▸ **Recorded information**
--------------------

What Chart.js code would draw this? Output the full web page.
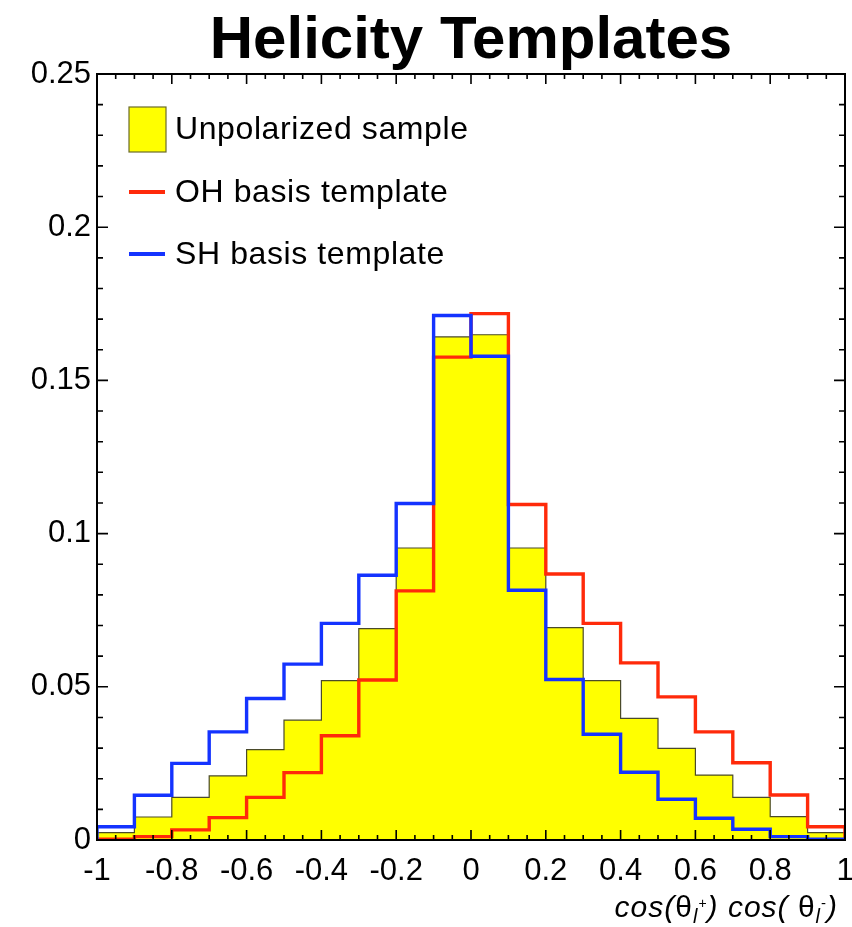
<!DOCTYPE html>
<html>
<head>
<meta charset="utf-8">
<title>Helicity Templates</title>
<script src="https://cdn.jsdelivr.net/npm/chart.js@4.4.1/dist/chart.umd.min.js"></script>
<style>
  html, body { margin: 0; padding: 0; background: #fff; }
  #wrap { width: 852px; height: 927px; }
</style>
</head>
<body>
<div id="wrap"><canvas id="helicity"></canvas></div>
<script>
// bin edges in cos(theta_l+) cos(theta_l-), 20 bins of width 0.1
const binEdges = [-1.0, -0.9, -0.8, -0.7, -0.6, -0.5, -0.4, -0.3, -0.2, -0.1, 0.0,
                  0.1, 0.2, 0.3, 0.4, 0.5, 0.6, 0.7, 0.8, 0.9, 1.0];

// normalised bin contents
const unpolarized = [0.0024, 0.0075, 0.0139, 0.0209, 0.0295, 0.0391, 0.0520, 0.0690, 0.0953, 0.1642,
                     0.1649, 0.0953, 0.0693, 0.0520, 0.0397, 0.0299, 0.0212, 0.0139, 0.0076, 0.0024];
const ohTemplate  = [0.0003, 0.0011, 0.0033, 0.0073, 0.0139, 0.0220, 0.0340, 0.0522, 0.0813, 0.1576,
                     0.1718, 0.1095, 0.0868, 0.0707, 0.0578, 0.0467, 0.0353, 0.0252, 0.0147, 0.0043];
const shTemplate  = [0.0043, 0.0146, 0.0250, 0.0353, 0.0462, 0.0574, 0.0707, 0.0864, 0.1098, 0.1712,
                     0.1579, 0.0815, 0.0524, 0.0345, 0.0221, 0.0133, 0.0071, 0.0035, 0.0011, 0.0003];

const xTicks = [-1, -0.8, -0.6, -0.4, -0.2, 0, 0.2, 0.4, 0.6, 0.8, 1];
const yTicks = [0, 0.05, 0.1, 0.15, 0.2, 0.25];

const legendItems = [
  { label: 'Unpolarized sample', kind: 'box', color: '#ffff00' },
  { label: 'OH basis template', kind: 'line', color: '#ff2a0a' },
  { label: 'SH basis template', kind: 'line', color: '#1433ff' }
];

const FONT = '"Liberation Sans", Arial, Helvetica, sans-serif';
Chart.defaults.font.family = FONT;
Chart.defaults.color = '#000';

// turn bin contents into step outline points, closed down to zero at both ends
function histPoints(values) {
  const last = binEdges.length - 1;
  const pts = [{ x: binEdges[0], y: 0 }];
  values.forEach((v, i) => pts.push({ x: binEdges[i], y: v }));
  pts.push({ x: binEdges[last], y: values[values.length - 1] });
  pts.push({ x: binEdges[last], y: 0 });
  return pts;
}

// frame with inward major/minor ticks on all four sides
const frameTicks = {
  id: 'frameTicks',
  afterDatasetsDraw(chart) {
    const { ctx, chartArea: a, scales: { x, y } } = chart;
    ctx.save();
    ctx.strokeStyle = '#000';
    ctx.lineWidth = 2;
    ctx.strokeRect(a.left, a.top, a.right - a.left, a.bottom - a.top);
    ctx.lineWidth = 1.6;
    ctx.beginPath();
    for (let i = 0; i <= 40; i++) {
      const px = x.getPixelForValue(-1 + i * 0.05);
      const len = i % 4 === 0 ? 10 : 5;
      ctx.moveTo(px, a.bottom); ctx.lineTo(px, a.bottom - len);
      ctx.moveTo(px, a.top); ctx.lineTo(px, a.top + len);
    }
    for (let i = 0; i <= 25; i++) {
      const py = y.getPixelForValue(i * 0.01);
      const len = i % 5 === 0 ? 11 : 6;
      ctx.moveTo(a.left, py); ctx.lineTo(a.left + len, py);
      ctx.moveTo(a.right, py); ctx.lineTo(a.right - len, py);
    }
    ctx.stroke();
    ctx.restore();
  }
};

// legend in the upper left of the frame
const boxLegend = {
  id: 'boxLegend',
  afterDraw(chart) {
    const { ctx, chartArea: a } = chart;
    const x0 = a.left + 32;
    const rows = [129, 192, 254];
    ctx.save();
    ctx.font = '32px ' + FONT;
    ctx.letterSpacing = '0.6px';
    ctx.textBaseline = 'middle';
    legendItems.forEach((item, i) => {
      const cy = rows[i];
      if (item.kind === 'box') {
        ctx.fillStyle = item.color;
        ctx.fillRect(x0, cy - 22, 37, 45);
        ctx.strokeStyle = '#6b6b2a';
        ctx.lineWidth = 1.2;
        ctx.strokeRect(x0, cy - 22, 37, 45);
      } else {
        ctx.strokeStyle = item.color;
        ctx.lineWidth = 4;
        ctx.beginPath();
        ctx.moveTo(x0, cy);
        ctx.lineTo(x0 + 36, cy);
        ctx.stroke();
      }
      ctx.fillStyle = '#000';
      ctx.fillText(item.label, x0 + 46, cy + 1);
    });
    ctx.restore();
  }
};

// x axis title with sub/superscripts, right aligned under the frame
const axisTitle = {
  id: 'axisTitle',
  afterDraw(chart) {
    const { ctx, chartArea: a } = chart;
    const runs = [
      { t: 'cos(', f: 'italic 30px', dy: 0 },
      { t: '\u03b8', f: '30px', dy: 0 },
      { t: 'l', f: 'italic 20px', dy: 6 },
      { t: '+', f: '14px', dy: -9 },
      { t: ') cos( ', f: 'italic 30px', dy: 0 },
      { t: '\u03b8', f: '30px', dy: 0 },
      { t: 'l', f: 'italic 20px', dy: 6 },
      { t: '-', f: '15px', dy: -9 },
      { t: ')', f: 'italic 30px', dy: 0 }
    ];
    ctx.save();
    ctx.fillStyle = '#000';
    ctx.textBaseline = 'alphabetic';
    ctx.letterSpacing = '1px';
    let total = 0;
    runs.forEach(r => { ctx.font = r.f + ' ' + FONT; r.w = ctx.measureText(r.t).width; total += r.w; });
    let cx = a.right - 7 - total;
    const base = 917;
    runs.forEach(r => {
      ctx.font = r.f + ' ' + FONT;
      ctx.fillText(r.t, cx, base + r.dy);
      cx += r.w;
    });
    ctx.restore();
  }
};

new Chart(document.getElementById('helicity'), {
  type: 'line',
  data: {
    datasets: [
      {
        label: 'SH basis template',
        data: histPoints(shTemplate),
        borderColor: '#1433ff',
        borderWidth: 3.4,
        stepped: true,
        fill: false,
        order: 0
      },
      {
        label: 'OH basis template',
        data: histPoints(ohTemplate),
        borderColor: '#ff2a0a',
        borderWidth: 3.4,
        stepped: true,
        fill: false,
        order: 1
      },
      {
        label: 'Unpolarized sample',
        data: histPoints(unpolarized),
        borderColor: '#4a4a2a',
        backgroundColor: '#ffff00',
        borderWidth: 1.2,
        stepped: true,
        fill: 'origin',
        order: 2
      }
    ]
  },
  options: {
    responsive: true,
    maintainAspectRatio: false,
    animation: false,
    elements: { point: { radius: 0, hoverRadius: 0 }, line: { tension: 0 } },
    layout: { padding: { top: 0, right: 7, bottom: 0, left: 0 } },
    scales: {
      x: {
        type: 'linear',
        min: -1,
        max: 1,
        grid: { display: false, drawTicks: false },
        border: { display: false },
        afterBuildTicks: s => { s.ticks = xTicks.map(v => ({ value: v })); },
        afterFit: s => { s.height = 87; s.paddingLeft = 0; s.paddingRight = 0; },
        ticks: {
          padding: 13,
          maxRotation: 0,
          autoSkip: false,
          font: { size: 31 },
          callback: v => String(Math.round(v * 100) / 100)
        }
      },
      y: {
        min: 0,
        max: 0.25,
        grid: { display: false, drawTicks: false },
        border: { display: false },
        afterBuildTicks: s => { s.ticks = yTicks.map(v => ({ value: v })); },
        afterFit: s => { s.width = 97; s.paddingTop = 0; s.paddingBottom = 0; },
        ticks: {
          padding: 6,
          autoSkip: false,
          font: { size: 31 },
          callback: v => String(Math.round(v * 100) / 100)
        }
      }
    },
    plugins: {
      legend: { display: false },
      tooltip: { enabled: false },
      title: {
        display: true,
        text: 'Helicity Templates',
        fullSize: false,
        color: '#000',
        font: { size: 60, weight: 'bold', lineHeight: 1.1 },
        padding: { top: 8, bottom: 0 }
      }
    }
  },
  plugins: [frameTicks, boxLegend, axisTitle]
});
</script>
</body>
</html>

--------------------

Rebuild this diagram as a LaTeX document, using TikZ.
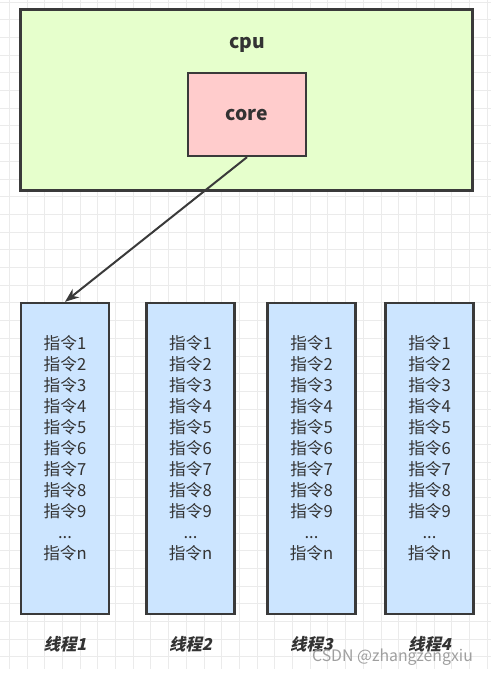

--------------------

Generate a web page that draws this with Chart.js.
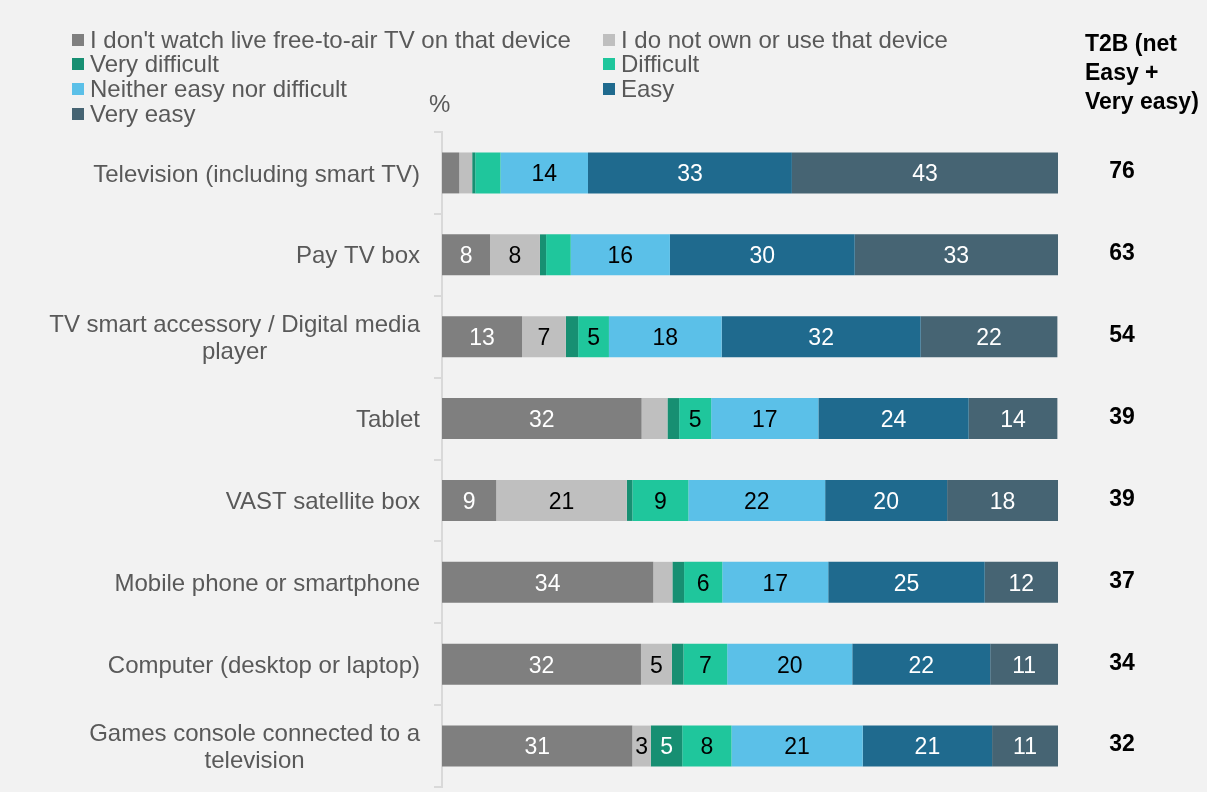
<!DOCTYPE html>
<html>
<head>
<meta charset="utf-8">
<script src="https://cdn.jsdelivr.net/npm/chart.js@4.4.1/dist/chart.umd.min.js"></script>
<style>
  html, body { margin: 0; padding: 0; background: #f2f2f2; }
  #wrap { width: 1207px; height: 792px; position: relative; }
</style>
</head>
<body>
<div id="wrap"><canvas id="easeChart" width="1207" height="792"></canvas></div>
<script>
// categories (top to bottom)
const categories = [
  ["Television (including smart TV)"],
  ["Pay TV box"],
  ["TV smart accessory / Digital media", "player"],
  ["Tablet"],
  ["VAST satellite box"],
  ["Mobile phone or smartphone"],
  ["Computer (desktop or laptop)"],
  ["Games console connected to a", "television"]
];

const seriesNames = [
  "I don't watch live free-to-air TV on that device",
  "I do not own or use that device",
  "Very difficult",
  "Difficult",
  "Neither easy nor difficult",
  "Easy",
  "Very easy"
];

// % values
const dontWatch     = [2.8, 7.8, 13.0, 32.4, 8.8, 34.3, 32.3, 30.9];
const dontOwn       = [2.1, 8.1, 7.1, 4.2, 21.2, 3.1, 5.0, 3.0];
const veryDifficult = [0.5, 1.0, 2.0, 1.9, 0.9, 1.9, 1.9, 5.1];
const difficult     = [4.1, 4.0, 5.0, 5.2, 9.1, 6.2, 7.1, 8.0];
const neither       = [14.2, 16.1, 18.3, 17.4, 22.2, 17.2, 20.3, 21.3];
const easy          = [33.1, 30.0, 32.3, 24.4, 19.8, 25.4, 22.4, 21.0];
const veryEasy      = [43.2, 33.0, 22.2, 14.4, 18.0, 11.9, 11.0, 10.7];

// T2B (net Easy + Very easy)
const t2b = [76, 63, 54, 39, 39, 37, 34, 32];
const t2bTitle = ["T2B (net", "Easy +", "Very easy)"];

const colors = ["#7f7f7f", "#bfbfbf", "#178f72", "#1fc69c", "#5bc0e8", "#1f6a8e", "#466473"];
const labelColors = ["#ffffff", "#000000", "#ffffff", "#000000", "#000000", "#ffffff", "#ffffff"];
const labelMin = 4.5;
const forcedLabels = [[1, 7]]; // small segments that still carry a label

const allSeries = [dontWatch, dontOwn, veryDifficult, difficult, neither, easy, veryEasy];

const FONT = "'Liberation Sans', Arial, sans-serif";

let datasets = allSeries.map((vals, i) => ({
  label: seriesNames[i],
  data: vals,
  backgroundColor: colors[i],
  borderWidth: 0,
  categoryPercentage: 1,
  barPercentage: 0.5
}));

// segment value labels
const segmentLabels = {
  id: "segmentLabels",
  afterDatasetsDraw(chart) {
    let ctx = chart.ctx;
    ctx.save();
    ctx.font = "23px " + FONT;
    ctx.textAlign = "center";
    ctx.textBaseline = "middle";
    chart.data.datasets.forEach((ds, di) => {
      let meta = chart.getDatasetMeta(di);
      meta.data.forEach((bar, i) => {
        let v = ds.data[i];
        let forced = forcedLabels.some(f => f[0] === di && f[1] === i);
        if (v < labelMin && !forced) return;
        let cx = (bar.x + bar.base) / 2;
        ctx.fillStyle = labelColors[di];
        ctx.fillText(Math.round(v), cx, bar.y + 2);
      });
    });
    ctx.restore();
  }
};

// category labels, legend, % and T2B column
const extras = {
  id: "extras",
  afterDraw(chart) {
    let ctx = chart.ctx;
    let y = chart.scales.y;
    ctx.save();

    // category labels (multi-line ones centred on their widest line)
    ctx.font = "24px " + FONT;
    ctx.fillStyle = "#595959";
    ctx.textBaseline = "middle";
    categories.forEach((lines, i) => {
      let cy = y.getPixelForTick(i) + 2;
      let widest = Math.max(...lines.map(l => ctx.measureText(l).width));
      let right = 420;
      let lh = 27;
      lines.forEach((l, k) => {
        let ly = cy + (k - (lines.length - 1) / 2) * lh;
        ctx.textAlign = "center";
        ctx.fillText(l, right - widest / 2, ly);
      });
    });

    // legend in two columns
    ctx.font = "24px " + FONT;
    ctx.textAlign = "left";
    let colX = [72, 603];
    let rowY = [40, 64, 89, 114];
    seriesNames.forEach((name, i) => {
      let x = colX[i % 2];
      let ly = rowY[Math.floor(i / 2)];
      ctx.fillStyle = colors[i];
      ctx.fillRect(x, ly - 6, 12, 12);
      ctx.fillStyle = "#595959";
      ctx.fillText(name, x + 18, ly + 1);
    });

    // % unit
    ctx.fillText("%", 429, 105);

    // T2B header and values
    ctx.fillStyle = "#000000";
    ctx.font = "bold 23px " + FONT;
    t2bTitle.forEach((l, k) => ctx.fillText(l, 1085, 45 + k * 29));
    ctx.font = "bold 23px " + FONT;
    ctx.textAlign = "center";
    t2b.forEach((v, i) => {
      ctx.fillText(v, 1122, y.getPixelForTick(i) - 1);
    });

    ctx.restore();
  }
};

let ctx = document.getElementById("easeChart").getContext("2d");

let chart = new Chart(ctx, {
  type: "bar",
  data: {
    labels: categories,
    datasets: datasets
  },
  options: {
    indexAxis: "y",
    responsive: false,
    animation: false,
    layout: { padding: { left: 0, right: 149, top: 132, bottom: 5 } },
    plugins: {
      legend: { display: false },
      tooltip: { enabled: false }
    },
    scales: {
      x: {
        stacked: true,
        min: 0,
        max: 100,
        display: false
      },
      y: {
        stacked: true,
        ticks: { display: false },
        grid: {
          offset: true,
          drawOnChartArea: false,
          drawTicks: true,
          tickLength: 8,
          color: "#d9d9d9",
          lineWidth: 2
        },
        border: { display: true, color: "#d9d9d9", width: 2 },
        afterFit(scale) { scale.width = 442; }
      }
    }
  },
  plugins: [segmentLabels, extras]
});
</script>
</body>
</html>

--------------------

▸ **Task**
From the listing, copy each line containing the word "with".

▸ **Solution below**
// frame with inward major/minor ticks on all four sides
// x axis title with sub/superscripts, right aligned under the frame
Generate a web page that draws this with Chart.js.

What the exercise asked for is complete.